PEABODY — The ground had to be delivered for yesterday’s $1.5 million Main Street Corridor Realignment groundbreaking, but that’s only because the project actually got under way in August.
So, it was a symbolic kickoff at the Peabody Institute Library, featuring Lt. Gov. Tim Murray, Mayor Ted Bettencourt, former Mayor Michael Bonfanti, state Rep. Ted Speliotis and various city officials speaking and pushing shovels into a pile of dirt that was subsequently carted away.
In places, including in front of the library, the new sidewalk is already done. Bettencourt has said this portion of the work will be finished by November, with plantings to be done in the spring.

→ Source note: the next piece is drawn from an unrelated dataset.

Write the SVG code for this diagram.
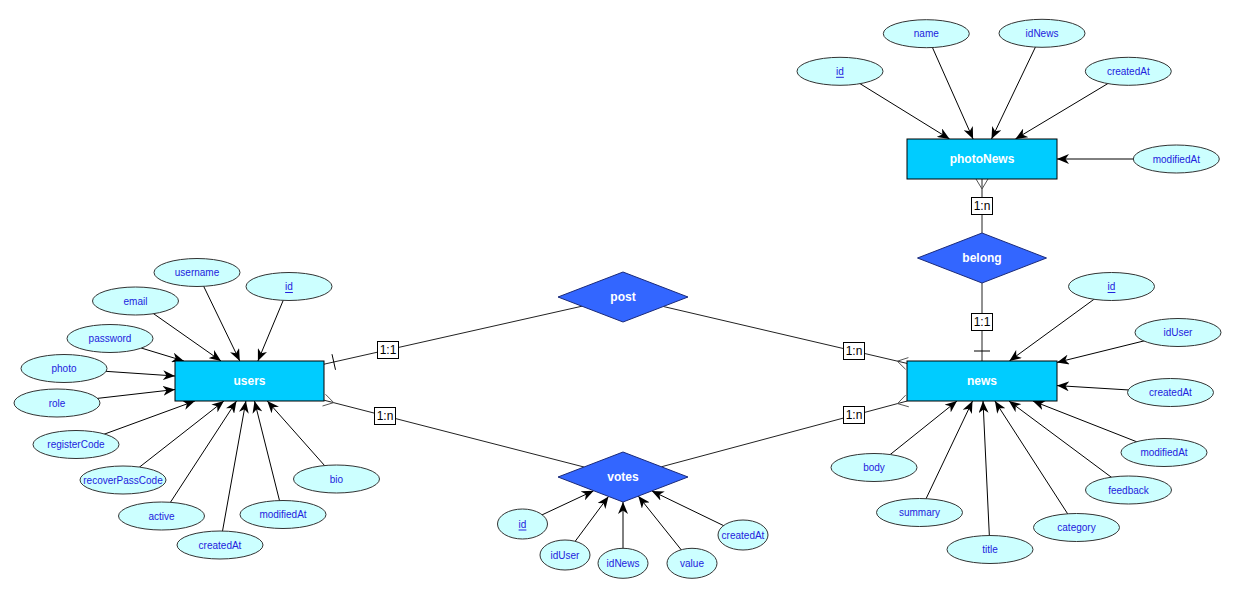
<svg xmlns="http://www.w3.org/2000/svg" width="1234" height="592" viewBox="0 0 1234 592">
<defs>
<marker id="arrow" markerWidth="12" markerHeight="10" refX="12" refY="5" orient="auto" markerUnits="userSpaceOnUse"><path d="M0,0 L12,5 L0,10 L3.5,5 Z" fill="#000"/></marker>
</defs>
<style>
.attr ellipse{fill:#ccffff;stroke:#333;stroke-width:1}
.attr text{font-family:"Liberation Sans",Arial,sans-serif;font-size:10px;fill:#2222dd;text-anchor:middle;dominant-baseline:central}
.pk{text-decoration:underline}
.ent rect{fill:#00ccff;stroke:#000;stroke-width:1}
.ent text,.rel text{font-family:"Liberation Sans",Arial,sans-serif;font-size:12px;font-weight:bold;fill:#fff;text-anchor:middle;dominant-baseline:central}
.rel polygon{fill:#3366ff;stroke:#1a2a7a;stroke-width:1}
.link{stroke:#000;stroke-width:1;fill:none;marker-end:url(#arrow)}
.rl{stroke:#222;stroke-width:1;fill:none}
.cf{stroke:#555;stroke-width:1;fill:none}
.tick{stroke:#000;stroke-width:1}
.lbl rect{fill:#fff;stroke:#000;stroke-width:1}
.lbl text{font-family:"Liberation Sans",Arial,sans-serif;font-size:12px;fill:#000;text-anchor:middle;dominant-baseline:central}
</style>
<rect width="1234" height="592" fill="#fff"/>
<g id="connectors">
<!-- relationship lines -->
<line class="rl" x1="324" y1="364.2" x2="582" y2="306.2"/>
<line class="rl" x1="663.4" y1="306.5" x2="907" y2="363.4"/>
<line class="rl" x1="324" y1="400.2" x2="584" y2="467"/>
<line class="rl" x1="661.3" y1="466.8" x2="907.2" y2="401"/>
<line class="rl" x1="982" y1="179" x2="982" y2="233"/>
<line class="rl" x1="982" y1="283" x2="982" y2="361"/>
<!-- cardinality marks -->
<line class="tick" x1="332" y1="354.2" x2="335.5" y2="369.8"/>
<line class="tick" x1="974" y1="351" x2="990" y2="351"/>
<polyline class="cf" points="325.5,394.3 333.7,402.6 322.5,406"/>
<polyline class="cf" points="908.4,357.6 897.3,361.2 905.6,369.3"/>
<polyline class="cf" points="905.6,395.2 897.5,403.6 908.8,406.8"/>
<polyline class="cf" points="976,179 982,189 988,179"/>
<!-- attribute links: users -->
<line class="link" x1="197" y1="272.5" x2="239.8" y2="361"/>
<line class="link" x1="289" y1="286.5" x2="257.9" y2="361"/>
<line class="link" x1="135.5" y1="301" x2="221" y2="361"/>
<line class="link" x1="110" y1="338.5" x2="183.9" y2="361"/>
<line class="link" x1="64" y1="368.5" x2="175" y2="376"/>
<line class="link" x1="57" y1="403" x2="175" y2="389.5"/>
<line class="link" x1="76" y1="444.5" x2="194.9" y2="401"/>
<line class="link" x1="123" y1="480" x2="223.9" y2="401"/>
<line class="link" x1="161.5" y1="516" x2="236.5" y2="401"/>
<line class="link" x1="220" y1="545" x2="245.9" y2="401"/>
<line class="link" x1="283" y1="514.5" x2="254.5" y2="401"/>
<line class="link" x1="336.5" y1="479" x2="267.3" y2="401"/>
<!-- attribute links: news -->
<line class="link" x1="1111.5" y1="286.5" x2="1009.4" y2="361"/>
<line class="link" x1="1178" y1="332.5" x2="1057" y2="362.4"/>
<line class="link" x1="1170.5" y1="392.5" x2="1057" y2="385.6"/>
<line class="link" x1="1164" y1="452.5" x2="1032.9" y2="401"/>
<line class="link" x1="1128.5" y1="490" x2="1008.9" y2="401"/>
<line class="link" x1="1076.5" y1="527.5" x2="994.9" y2="401"/>
<line class="link" x1="990" y1="549.5" x2="983" y2="401"/>
<line class="link" x1="919.5" y1="512.5" x2="972.5" y2="401"/>
<line class="link" x1="874" y1="467.5" x2="957" y2="401"/>
<!-- attribute links: photoNews -->
<line class="link" x1="840" y1="71.3" x2="949.6" y2="139"/>
<line class="link" x1="926.3" y1="33.7" x2="973.1" y2="139"/>
<line class="link" x1="1042" y1="33.3" x2="991.5" y2="139"/>
<line class="link" x1="1128.3" y1="71.3" x2="1015.4" y2="139"/>
<line class="link" x1="1176.3" y1="159" x2="1057" y2="159"/>
<!-- attribute links: votes -->
<line class="link" x1="522.5" y1="524" x2="593.7" y2="490.7"/>
<line class="link" x1="565" y1="555" x2="608.5" y2="496.4"/>
<line class="link" x1="623" y1="563.3" x2="623" y2="502"/>
<line class="link" x1="692" y1="563.3" x2="638.3" y2="496.1"/>
<line class="link" x1="743" y1="535" x2="651.8" y2="490.9"/>
<!-- cardinality labels -->
<g class="lbl"><rect x="377.5" y="341.5" width="21" height="17"/><text x="388" y="350">1:1</text></g>
<g class="lbl"><rect x="374.5" y="407.5" width="21" height="17"/><text x="385" y="416">1:n</text></g>
<g class="lbl"><rect x="843.5" y="342.5" width="21" height="17"/><text x="854" y="351">1:n</text></g>
<g class="lbl"><rect x="843.5" y="406.5" width="21" height="17"/><text x="854" y="415">1:n</text></g>
<g class="lbl"><rect x="971.5" y="197.5" width="21" height="17"/><text x="982" y="206">1:n</text></g>
<g class="lbl"><rect x="971.5" y="313.5" width="21" height="17"/><text x="982" y="322">1:1</text></g>
</g>
<!-- entities -->
<g id="users" class="ent"><rect x="175" y="361" width="149" height="40"/><text x="249.5" y="381">users</text></g>
<g id="news" class="ent"><rect x="907" y="361" width="150" height="40"/><text x="982" y="381">news</text></g>
<g id="photoNews" class="ent"><rect x="907" y="139" width="150" height="40"/><text x="982" y="159">photoNews</text></g>
<!-- relationships -->
<g id="post" class="rel"><polygon points="558,297 623,272 688,297 623,322"/><text x="623" y="297">post</text></g>
<g id="votes" class="rel"><polygon points="558,477 623,452 688,477 623,502"/><text x="623" y="477">votes</text></g>
<g id="belong" class="rel"><polygon points="917.5,258 982,233 1046.5,258 982,283"/><text x="982" y="258">belong</text></g>
<!-- users attributes -->
<g id="users-username" class="attr"><ellipse cx="197" cy="272.5" rx="43" ry="14"/><text x="197" y="272.5">username</text></g>
<g id="users-id" class="attr"><ellipse cx="289" cy="286.5" rx="43" ry="14"/><text x="289" y="286.5" class="pk">id</text></g>
<g id="users-email" class="attr"><ellipse cx="135.5" cy="301" rx="43" ry="14"/><text x="135.5" y="301">email</text></g>
<g id="users-password" class="attr"><ellipse cx="110" cy="338.5" rx="43" ry="14"/><text x="110" y="338.5">password</text></g>
<g id="users-photo" class="attr"><ellipse cx="64" cy="368.5" rx="43" ry="14"/><text x="64" y="368.5">photo</text></g>
<g id="users-role" class="attr"><ellipse cx="57" cy="403" rx="43" ry="14"/><text x="57" y="403">role</text></g>
<g id="users-registerCode" class="attr"><ellipse cx="76" cy="444.5" rx="43" ry="14"/><text x="76" y="444.5">registerCode</text></g>
<g id="users-recoverPassCode" class="attr"><ellipse cx="123" cy="480" rx="43" ry="14"/><text x="123" y="480">recoverPassCode</text></g>
<g id="users-active" class="attr"><ellipse cx="161.5" cy="516" rx="43" ry="14"/><text x="161.5" y="516">active</text></g>
<g id="users-createdAt" class="attr"><ellipse cx="220" cy="545" rx="43" ry="14"/><text x="220" y="545">createdAt</text></g>
<g id="users-modifiedAt" class="attr"><ellipse cx="283" cy="514.5" rx="43" ry="14"/><text x="283" y="514.5">modifiedAt</text></g>
<g id="users-bio" class="attr"><ellipse cx="336.5" cy="479" rx="43" ry="14"/><text x="336.5" y="479">bio</text></g>
<!-- news attributes -->
<g id="news-id" class="attr"><ellipse cx="1111.5" cy="286.5" rx="43" ry="14"/><text x="1111.5" y="286.5" class="pk">id</text></g>
<g id="news-idUser" class="attr"><ellipse cx="1178" cy="332.5" rx="43" ry="14"/><text x="1178" y="332.5">idUser</text></g>
<g id="news-createdAt" class="attr"><ellipse cx="1170.5" cy="392.5" rx="43" ry="14"/><text x="1170.5" y="392.5">createdAt</text></g>
<g id="news-modifiedAt" class="attr"><ellipse cx="1164" cy="452.5" rx="43" ry="14"/><text x="1164" y="452.5">modifiedAt</text></g>
<g id="news-feedback" class="attr"><ellipse cx="1128.5" cy="490" rx="43" ry="14"/><text x="1128.5" y="490">feedback</text></g>
<g id="news-category" class="attr"><ellipse cx="1076.5" cy="527.5" rx="43" ry="14"/><text x="1076.5" y="527.5">category</text></g>
<g id="news-title" class="attr"><ellipse cx="990" cy="549.5" rx="43" ry="14"/><text x="990" y="549.5">title</text></g>
<g id="news-summary" class="attr"><ellipse cx="919.5" cy="512.5" rx="43" ry="14"/><text x="919.5" y="512.5">summary</text></g>
<g id="news-body" class="attr"><ellipse cx="874" cy="467.5" rx="43" ry="14"/><text x="874" y="467.5">body</text></g>
<!-- photoNews attributes -->
<g id="photoNews-id" class="attr"><ellipse cx="840" cy="71.3" rx="43" ry="14"/><text x="840" y="71.3" class="pk">id</text></g>
<g id="photoNews-name" class="attr"><ellipse cx="926.3" cy="33.7" rx="43" ry="14"/><text x="926.3" y="33.7">name</text></g>
<g id="photoNews-idNews" class="attr"><ellipse cx="1042" cy="33.3" rx="43" ry="14"/><text x="1042" y="33.3">idNews</text></g>
<g id="photoNews-createdAt" class="attr"><ellipse cx="1128.3" cy="71.3" rx="43" ry="14"/><text x="1128.3" y="71.3">createdAt</text></g>
<g id="photoNews-modifiedAt" class="attr"><ellipse cx="1176.3" cy="159" rx="43" ry="14"/><text x="1176.3" y="159">modifiedAt</text></g>
<!-- votes attributes -->
<g id="votes-id" class="attr"><ellipse cx="522.5" cy="524" rx="25" ry="15"/><text x="522.5" y="524" class="pk">id</text></g>
<g id="votes-idUser" class="attr"><ellipse cx="565" cy="555" rx="25" ry="15"/><text x="565" y="555">idUser</text></g>
<g id="votes-idNews" class="attr"><ellipse cx="623" cy="563.3" rx="25" ry="15"/><text x="623" y="563.3">idNews</text></g>
<g id="votes-value" class="attr"><ellipse cx="692" cy="563.3" rx="25" ry="15"/><text x="692" y="563.3">value</text></g>
<g id="votes-createdAt" class="attr"><ellipse cx="743" cy="535" rx="25" ry="15"/><text x="743" y="535">createdAt</text></g>
</svg>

Reading his speech to a gathering under a large canvas covering yesterday, Bettencourt reviewed the reasons for the redo, explaining that it’s an effort to slow down the traffic and coax more people to stop and visit downtown businesses.
“A safer and more attractive, pedestrian-friendly Main Street will encourage residents and visitors to take the time to shop and eat,” he said.
In addition, the project reduces the traffic on Main Street from four lanes to two, allowing sidewalk “bump-outs,” places where it’s expected people can cross more easily and safely.
“Peabody Square over the past year has had three pedestrian accidents, including one tragic accident that took the life of one of our residents,” Bettencourt said.
In September 2011, Maria Assuncao, 63, was killed after being struck by a truck at the intersection of Main and Washington streets.
Murray noted that the project, backed by significant state funds, began under Bonfanti as the first step in a larger plan, including flood mitigation and a traffic reroute in the square, costing an estimated $18 million. He stressed the need for business and government to work together in an effort like this.
To that point, the lieutenant governor quoted legendary football coach Vince Lombardi: “The only way to solve complex problems ... is to work as a team.”
The former Worcester mayor also commented on the progress Bettencourt has made after only nine months in office. “There are few I’ve seen hit the ground running faster than Ted.”
Bonfanti took to the podium to warn that times have changed and the downtown will never be the place it was generations ago, but he added, apparently referring to the many vacant stores and the lack of activity, “Look around you. Do you like what you see? Well, I don’t.”
He predicted improvement. “We can do better,” even as he warned that it would take time. “Just as Rome was not built in a day, it will take many years to bring the downtown back.”
And Speliotis seemed to underscore the importance of doing that, celebrating his native Peabody as “a city of neighborhoods” while calling the downtown “its heart and soul.”
Lots of cars pass the downtown every day, said Chamber of Commerce Executive Director Deanne Healey. “We just need to give them a reason to stop.”
Several shovels were gathered for the occasion, reminding some of the late Mayor Peter Torigian’s office full of dozens of gleaming, stainless-steel, ceremonial shovels. Asked if he was beginning a collection of his own, Bettencourt smiled and said, “Absolutely. This is No. 2.”